Soil ecology
The soil has an extraordinarily complex ecology. At first sight it appears to be a mineral, since it is to this realm that most of the matter that composes it belongs: it is the debris of the disintegration of the underlying mother rock and of the sediments that tell its geological history, floods, sands carried by the wind, volcanic depositions. But the mineral matrix is just the framework of the soil.

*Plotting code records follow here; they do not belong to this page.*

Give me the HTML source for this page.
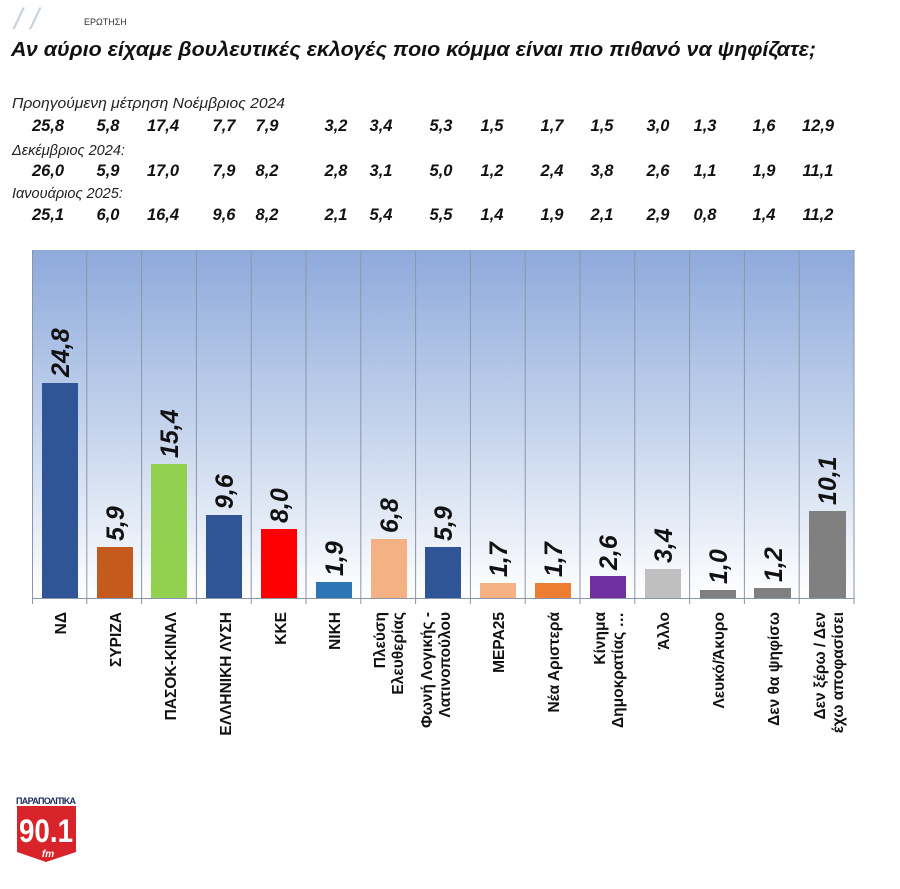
<!DOCTYPE html>
<html><head><meta charset="utf-8"><style>
body{margin:0;background:#fff;width:900px;height:884px;overflow:hidden;font-family:"Liberation Sans","DejaVu Sans",sans-serif}
</style></head><body>
<svg width="900" height="884" xmlns="http://www.w3.org/2000/svg" font-family="'Liberation Sans','DejaVu Sans',sans-serif">
<defs>
<linearGradient id="bg" x1="0" y1="0" x2="0" y2="1">
<stop offset="0" stop-color="#8eaadb"/><stop offset="0.55" stop-color="#c9d7ee"/><stop offset="1" stop-color="#ffffff"/>
</linearGradient>
</defs>
<text x="14" y="29" font-size="30" fill="#c8d0dc" font-style="italic">/ /</text>
<text x="84" y="25" font-size="9" fill="#333">ΕΡΩΤΗΣΗ</text>
<text x="11" y="56" font-size="20" font-weight="bold" font-style="italic" fill="#111" textLength="805" lengthAdjust="spacingAndGlyphs">Αν αύριο είχαμε βουλευτικές εκλογές ποιο κόμμα είναι πιο πιθανό να ψηφίζατε;</text>
<g font-size="14.5" font-style="italic" fill="#222">
<text x="12" y="108" textLength="273" lengthAdjust="spacingAndGlyphs">Προηγούμενη μέτρηση Νοέμβριος 2024</text>
<text x="12" y="155">Δεκέμβριος 2024:</text>
<text x="12" y="198">Ιανουάριος 2025:</text>
</g>
<g font-size="16.5" font-weight="bold" font-style="italic" fill="#111" text-anchor="middle">
<g transform="translate(0,131)">
<text x="48">25,8</text><text x="108">5,8</text><text x="163">17,4</text><text x="224">7,7</text><text x="267">7,9</text><text x="336">3,2</text><text x="381">3,4</text><text x="441">5,3</text><text x="492">1,5</text><text x="552">1,7</text><text x="602">1,5</text><text x="658">3,0</text><text x="705">1,3</text><text x="764">1,6</text><text x="818">12,9</text>
</g>
<g transform="translate(0,176)">
<text x="48">26,0</text><text x="108">5,9</text><text x="163">17,0</text><text x="224">7,9</text><text x="267">8,2</text><text x="336">2,8</text><text x="381">3,1</text><text x="441">5,0</text><text x="492">1,2</text><text x="552">2,4</text><text x="602">3,8</text><text x="658">2,6</text><text x="705">1,1</text><text x="764">1,9</text><text x="818">11,1</text>
</g>
<g transform="translate(0,220)">
<text x="48">25,1</text><text x="108">6,0</text><text x="163">16,4</text><text x="224">9,6</text><text x="267">8,2</text><text x="336">2,1</text><text x="381">5,4</text><text x="441">5,5</text><text x="492">1,4</text><text x="552">1,9</text><text x="602">2,1</text><text x="658">2,9</text><text x="705">0,8</text><text x="764">1,4</text><text x="818">11,2</text>
</g>
</g>
<rect x="32" y="250" width="822" height="348" fill="url(#bg)"/>
<g stroke="#8a96a8" stroke-width="1">
<line x1="32.5" y1="250" x2="32.5" y2="604"/><line x1="86.8" y1="250" x2="86.8" y2="604"/><line x1="141.6" y1="250" x2="141.6" y2="604"/><line x1="196.4" y1="250" x2="196.4" y2="604"/><line x1="251.2" y1="250" x2="251.2" y2="604"/><line x1="306" y1="250" x2="306" y2="604"/><line x1="360.8" y1="250" x2="360.8" y2="604"/><line x1="415.6" y1="250" x2="415.6" y2="604"/><line x1="470.4" y1="250" x2="470.4" y2="604"/><line x1="525.2" y1="250" x2="525.2" y2="604"/><line x1="580" y1="250" x2="580" y2="604"/><line x1="634.8" y1="250" x2="634.8" y2="604"/><line x1="689.6" y1="250" x2="689.6" y2="604"/><line x1="744.4" y1="250" x2="744.4" y2="604"/><line x1="799.2" y1="250" x2="799.2" y2="604"/><line x1="854" y1="250" x2="854" y2="604"/>
<line x1="32" y1="598.5" x2="854" y2="598.5"/>
</g>
<g>
<rect x="42" y="383" width="36" height="215" fill="#2f5597"/>
<rect x="97" y="547" width="36" height="51" fill="#c55a1e"/>
<rect x="151" y="464" width="36" height="134" fill="#92d050"/>
<rect x="206" y="515" width="36" height="83" fill="#2f5597"/>
<rect x="261" y="529" width="36" height="69" fill="#ff0000"/>
<rect x="316" y="582" width="36" height="16" fill="#2e75b6"/>
<rect x="371" y="539" width="36" height="59" fill="#f4b183"/>
<rect x="425" y="547" width="36" height="51" fill="#2f5597"/>
<rect x="480" y="583" width="36" height="15" fill="#f4b183"/>
<rect x="535" y="583" width="36" height="15" fill="#ed7d31"/>
<rect x="590" y="576" width="36" height="22" fill="#7030a0"/>
<rect x="645" y="569" width="36" height="29" fill="#bfbfbf"/>
<rect x="700" y="590" width="36" height="8" fill="#7f7f7f"/>
<rect x="754" y="588" width="37" height="10" fill="#7f7f7f"/>
<rect x="809" y="511" width="37" height="87" fill="#808080"/>
</g>
<g font-size="25" font-weight="bold" font-style="italic" fill="#111">
<text transform="translate(69,377) rotate(-90)">24,8</text>
<text transform="translate(124,541) rotate(-90)">5,9</text>
<text transform="translate(178,458) rotate(-90)">15,4</text>
<text transform="translate(233,509) rotate(-90)">9,6</text>
<text transform="translate(288,523) rotate(-90)">8,0</text>
<text transform="translate(343,576) rotate(-90)">1,9</text>
<text transform="translate(398,533) rotate(-90)">6,8</text>
<text transform="translate(452,541) rotate(-90)">5,9</text>
<text transform="translate(507,577) rotate(-90)">1,7</text>
<text transform="translate(562,577) rotate(-90)">1,7</text>
<text transform="translate(617,570) rotate(-90)">2,6</text>
<text transform="translate(672,563) rotate(-90)">3,4</text>
<text transform="translate(727,584) rotate(-90)">1,0</text>
<text transform="translate(782,582) rotate(-90)">1,2</text>
<text transform="translate(836,505) rotate(-90)">10,1</text>
</g>
<g font-size="15.5" font-weight="bold" fill="#111" text-anchor="end">
<text transform="translate(66,612) rotate(-90)">ΝΔ</text>
<text transform="translate(121,612) rotate(-90)">ΣΥΡΙΖΑ</text>
<text transform="translate(176,612) rotate(-90)">ΠΑΣΟΚ-ΚΙΝΑΛ</text>
<text transform="translate(231,612) rotate(-90)">ΕΛΛΗΝΙΚΗ ΛΥΣΗ</text>
<text transform="translate(286,612) rotate(-90)">ΚΚΕ</text>
<text transform="translate(340,612) rotate(-90)">ΝΙΚΗ</text>
<text transform="translate(385,612) rotate(-90)">Πλεύση</text>
<text transform="translate(403,612) rotate(-90)">Ελευθερίας</text>
<text transform="translate(432,612) rotate(-90)">Φωνή Λογικής -</text>
<text transform="translate(450,612) rotate(-90)">Λατινοπούλου</text>
<text transform="translate(504,612) rotate(-90)">ΜΕΡΑ25</text>
<text transform="translate(559,612) rotate(-90)">Νέα Αριστερά</text>
<text transform="translate(605,612) rotate(-90)">Κίνημα</text>
<text transform="translate(623,612) rotate(-90)">Δημοκρατίας …</text>
<text transform="translate(669,612) rotate(-90)">Άλλο</text>
<text transform="translate(724,612) rotate(-90)">Λευκό/Άκυρο</text>
<text transform="translate(779,612) rotate(-90)">Δεν θα ψηφίσω</text>
<text transform="translate(825,612) rotate(-90)">Δεν ξέρω / Δεν</text>
<text transform="translate(843,612) rotate(-90)">έχω αποφασίσει</text>
</g>
<text x="16" y="804" font-size="9" font-weight="bold" fill="#1a2a5a" textLength="60">ΠΑΡΑΠΟΛΙΤΙΚΑ</text>
<path d="M17,806 H76 V852 L46,862 L17,852 Z" fill="#d8232a"/>
<text x="46" y="842" font-size="32" font-weight="bold" fill="#fff" text-anchor="middle" textLength="54" lengthAdjust="spacingAndGlyphs">90.1</text>
<text x="48" y="857" font-size="10" font-style="italic" font-weight="bold" fill="#fff" text-anchor="middle">fm</text>
</svg>
</body></html>
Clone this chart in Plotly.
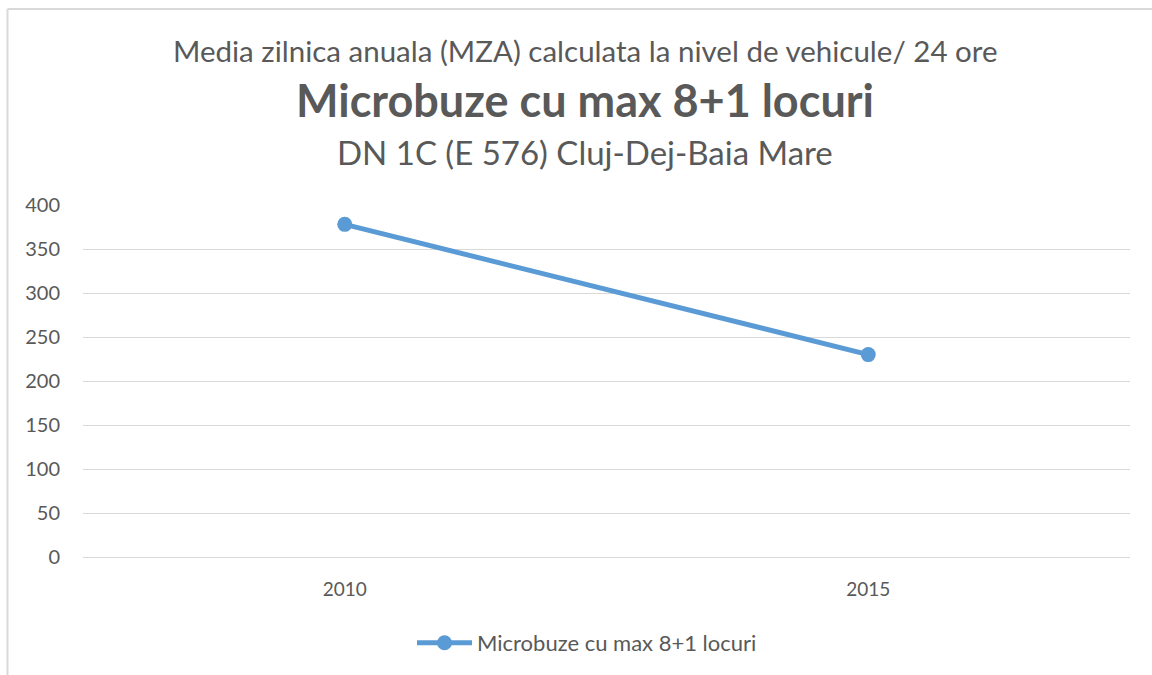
import plotly.graph_objects as go

years = ["2010", "2015"]
values = [378, 230]
series_name = "Microbuze cu max 8+1 locuri"
title_1 = "Media zilnica anuala (MZA) calculata la nivel de vehicule/ 24 ore"
title_2 = "Microbuze cu max 8+1 locuri"
title_3 = "DN 1C (E 576) Cluj-Dej-Baia Mare"
y_ticks = [0, 50, 100, 150, 200, 250, 300, 350, 400]

W, H = 1152, 675
L, R, T, B = 83, 22, 205, 117
pw = W - L - R
ph = H - T - B

def px(x):
    return (x - L) / pw

def py(y):
    return (H - B - y) / ph

FONT = "Lato"
GREY = "#595959"
BLUE = "#5B9BD5"

fig = go.Figure()
fig.add_trace(go.Scatter(
    x=years, y=values, mode="lines+markers", name=series_name,
    line=dict(color=BLUE, width=5),
    marker=dict(color=BLUE, size=15),
))

annots = [
    dict(text=title_1, y=py(50), size=29.5, bold=False),
    dict(text=title_2, y=py(100), size=45, bold=True),
    dict(text=title_3, y=py(152), size=33, bold=False),
]
annotations = []
for a in annots:
    annotations.append(dict(
        text=("<b>%s</b>" % a["text"]) if a["bold"] else a["text"],
        xref="paper", yref="paper", x=px(585), y=a["y"],
        xanchor="center", yanchor="middle", showarrow=False,
        font=dict(family=FONT, size=a["size"], color=GREY),
    ))

fig.update_layout(
    width=W, height=H,
    margin=dict(l=L, r=R, t=T, b=B),
    paper_bgcolor="white", plot_bgcolor="white",
    font=dict(family=FONT, color=GREY, size=20),
    annotations=annotations,
    showlegend=True,
    legend=dict(orientation="h", x=px(587), xanchor="center", y=py(643), yanchor="middle",
                itemwidth=55,
                font=dict(family=FONT, size=22, color=GREY)),
    xaxis=dict(type="category", range=[-0.5, 1.5], showgrid=False,
               showline=False, zeroline=False, ticks="outside", ticklen=15,
               tickcolor="rgba(0,0,0,0)",
               tickfont=dict(family=FONT, size=19, color=GREY)),
    yaxis=dict(range=[0, 400], tickvals=y_ticks, showgrid=True, gridcolor="#d9d9d9",
               gridwidth=1, zeroline=True, zerolinecolor="#d9d9d9", zerolinewidth=1,
               showline=False, ticks="outside", ticklen=18, tickcolor="rgba(0,0,0,0)",
               tickfont=dict(family=FONT, size=20, color=GREY)),
    shapes=[
        dict(type="line", xref="paper", yref="paper", x0=px(7.5), x1=px(1160),
             y0=py(8.5), y1=py(8.5), line=dict(color="#d9d9d9", width=2)),
        dict(type="line", xref="paper", yref="paper", x0=px(7.5), x1=px(7.5),
             y0=py(8.5), y1=py(690), line=dict(color="#d9d9d9", width=2)),
    ],
)

fig.write_html("out.html", config={"displayModeBar": False},
               post_script="document.body.style.margin='0';document.body.style.overflow='hidden';")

In fact soils are, each and in a different way, the evolutionary result of profound chemical and physical interactions between the minerals that compose them, the conditions of the environment and the living forms that harbour them. They are permeated with interstitial, aqueous and gaseous fluids, different in acidity, salt content, composition. In addition to this, soils are part of living organisms and tissues, along with molecules and organic structures that derive from their decomposition, which constitute the organic substance, with various degrees of transformation (humus). The organic substance is the component that gives the soil its essential characteristics: it is at the base of soil biodiversity and of the food chains that originate from decomposing microorganisms, it is able to retain the essential mineral nutrients for plant development, to modulate the ability to retain water, to absorb or transform toxic substances, preventing them from reaching the aquifers or plant roots, as well as preventing soil erosion. The soil is the fundamental chemical-biological laboratory of land above sea level, which regulates the biogeochemical cycles of the elements that constitute the fundamental building blocks of life: carbon, nitrogen, phosphorus, sulphur. The organic substance of the soil is also the most important terrestrial carbon reservoir: healthy soils keep it safe, preventing it from evaporating in the atmosphere as CO2, the gas responsible for the greenhouse effect. The soils of the planet contain a stock of carbon greater than twice that currently contained in the atmosphere as CO2 and the degradation of the organic substance of the soils results in climate-changing emissions, while good practices of agronomic and forest management allow to actively remove carbon dioxide from the atmosphere.